# Fellowship of the Unashamed (An African Martyr's Last Words)



## Ronnie T

I am part of the Fellowship of the Unashamed. I have the Holy Spirit power. 
The die has been cast. I have stepped over the line. 
The decision has been made—I am a disciple of His. 

     I won’t look back, let up, slow down, back away, or be still. 
My past is redeemed, my present makes sense, my future is secure. 
I’m finished and done with low living, sight walking, smooth knees, colorless dreams, 
tame visions, worldly-talking, cheap giving, and dwarfed goals.

     I no longer need pre-eminence, prosperity, position, promotions, plaudits, or popularity. 
I don’t have to be right, first, tops, recognized, praised, regarded or rewarded. 
I now live by faith, lean in His presence, walk by patience, 
am uplifted by prayer and I labor with power.
     My face is set, my gait is fast, my goal is heaven, my road is narrow, 
my way is rough, my companions are few, my Guide is reliable, my mission is clear. 

I cannot be bought, compromised, detoured, hired away, turned back, diluted, or delayed. 
I will not flinch in the face of sacrifice, hesitate in the presence of the adversity, 
negotiate at the table of the enemy, pander at the pool of popularity, or meander in the maze of mediocrity. 

     I won’t give up, shut up, let up, until I have preached up, 
prayed up, paid up, stored up and stayed up for the cause of Christ.

     I am a disciple of Jesus, I must go till He comes, give till I drop, 
preach till all know and work till He stops me. 
And when He comes to claim His own, He’ll have no problems recognizing me. 
My banner will be clear!


----------



## gordon 2

I won’t give up, shut up, let up, until I have preached up, 
prayed up, paid up, stored up and stayed up for the cause of Christ.

Amen.

Many Africans are now missionaries to North America...
Who wrote this bit?


----------



## SGADawg

I had the pleasure of a long friendship with a missionary to the Dinka tribe in Sudan.  After they retired, he and his wife returned to our church where they served faithfully.  He passed away a few years ago,his wife passed just weeks ago.  I have never known more Godly, humble people than them.  They were an inspiration to our church and community.  The statement above fits them both perfectly.

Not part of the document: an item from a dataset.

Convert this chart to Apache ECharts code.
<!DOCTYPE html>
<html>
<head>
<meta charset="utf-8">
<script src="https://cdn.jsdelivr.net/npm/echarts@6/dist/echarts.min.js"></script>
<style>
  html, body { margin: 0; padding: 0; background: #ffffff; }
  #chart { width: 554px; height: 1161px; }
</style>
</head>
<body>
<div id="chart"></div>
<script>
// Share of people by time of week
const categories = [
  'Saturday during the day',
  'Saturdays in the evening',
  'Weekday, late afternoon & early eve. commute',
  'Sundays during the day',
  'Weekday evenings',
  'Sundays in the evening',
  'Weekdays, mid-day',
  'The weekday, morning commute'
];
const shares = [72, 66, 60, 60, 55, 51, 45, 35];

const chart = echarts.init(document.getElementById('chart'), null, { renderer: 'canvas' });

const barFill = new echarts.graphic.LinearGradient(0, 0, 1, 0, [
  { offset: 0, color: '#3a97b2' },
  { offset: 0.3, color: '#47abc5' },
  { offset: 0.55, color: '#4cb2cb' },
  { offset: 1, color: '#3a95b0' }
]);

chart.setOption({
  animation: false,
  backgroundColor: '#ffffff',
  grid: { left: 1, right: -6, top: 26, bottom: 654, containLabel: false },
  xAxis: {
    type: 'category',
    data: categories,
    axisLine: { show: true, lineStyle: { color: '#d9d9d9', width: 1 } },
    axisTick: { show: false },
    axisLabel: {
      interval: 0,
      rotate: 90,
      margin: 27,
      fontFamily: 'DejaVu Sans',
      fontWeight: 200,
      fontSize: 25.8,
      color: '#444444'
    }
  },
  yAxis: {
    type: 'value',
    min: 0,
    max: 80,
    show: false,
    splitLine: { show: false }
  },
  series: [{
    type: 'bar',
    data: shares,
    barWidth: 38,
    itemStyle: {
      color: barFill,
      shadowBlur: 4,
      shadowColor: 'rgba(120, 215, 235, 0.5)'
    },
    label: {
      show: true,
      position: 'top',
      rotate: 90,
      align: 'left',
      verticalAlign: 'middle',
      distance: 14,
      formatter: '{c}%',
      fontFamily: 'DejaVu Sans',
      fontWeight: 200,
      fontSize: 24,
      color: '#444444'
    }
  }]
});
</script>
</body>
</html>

His admonition to the faithful was that you need to be prepared to preach, pray, sing or die at a moments notice.


----------



## Ronnie T

gordon 2 said:


> I won’t give up, shut up, let up, until I have preached up,
> prayed up, paid up, stored up and stayed up for the cause of Christ.
> 
> Amen.
> 
> Many Africans are now missionaries to North America...
> Who wrote this bit?



I don't know.
I only came accross it this morning and I've been unable to find who wrote it.
It sounds Devinely written doesn't it.
Hopefully, it could be written by each of us.

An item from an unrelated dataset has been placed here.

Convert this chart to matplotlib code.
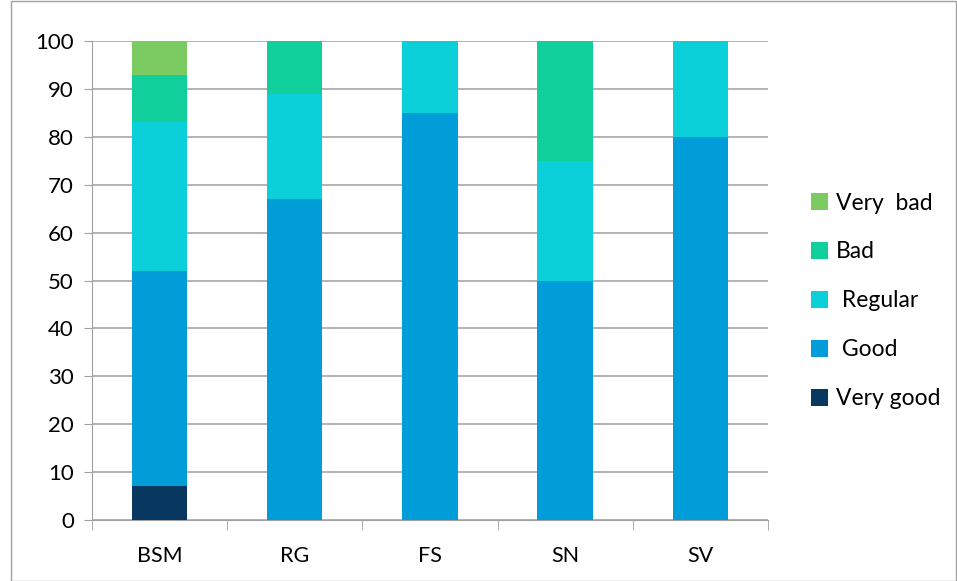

I hope everyone gets to read it.


----------



## formula1

*Re:*

Though the author is unknown to us, he is indeed known to Christ.  Perhaps that is appropriate for a servant of the Most High!


----------



## farmasis

Ronnie T said:


> I don't know.
> I only came accross it this morning and I've been unable to find who wrote it.
> It sounds Devinely written doesn't it.
> Hopefully, it could be written by each of us.
> 
> I hope everyone gets to read it.


 
from what I googled, it was from Dr. Bob Mooreland and a copy may have been found on a dead African martyr.

Who cares..I love it!


----------